Politics & Government

SLED: Sanford doesn't appear to have violated the law

COLUMBIA — South Carolina Gov. Mark Sanford admits he used bad judgment when he secretly visited his mistress during a state-funded trip to Argentina last year. But did he break the law?

As calls mounted for a criminal investigation of the trade mission, a spokeswoman for the state’s law enforcement division said it doesn’t appear Sanford did anything illegal.

Spokeswoman Jennifer Timmons said the information provided so far indicates Sanford met his mistress on private time during a legitimate business trip.

“Perhaps his judgment was clouded, but he did not have criminal intent,” Timmons said Saturday. “The situation would be completely different if he’d asked Commerce to set up the trip to Argentina with the sole intent to set up an extramarital affair.”

After going missing for days, the married father of four admitted Wednesday he’d been back in Argentina to see a woman with whom he has been having a yearlong affair. His staff had said he was hiking the Appalachian Trail.

On Thursday, Sanford agreed to reimburse the state for part of the more-than $8,000 tab. Exactly how much he needs to pay back has not yet been determined, Sanford spokesman Joel Sawyer said Saturday.

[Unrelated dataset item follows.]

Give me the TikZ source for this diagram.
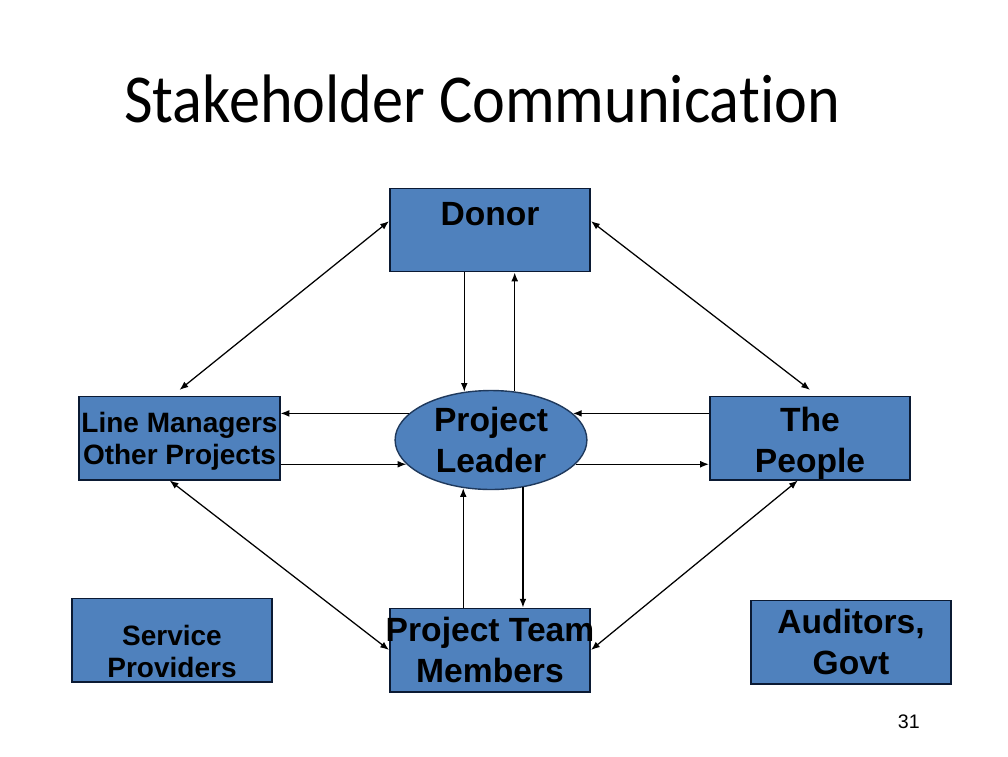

Mark Sanford’s mother, Margaret, said Saturday she is praying for her son.

“I love him and support him,” Sanford, 83, told The Associated Press while sitting on a wooden picnic bench overlooking the Coosaw River outside her home in Beaufort. “I love him and I pray for him.”

Margaret Sanford said she had just returned from Columbia but would not say whether she spent time with her son or say much beyond acknowledging that the two have spoken since the scandal broke.

“I just say ‘I love you’ and that’s it,” she said.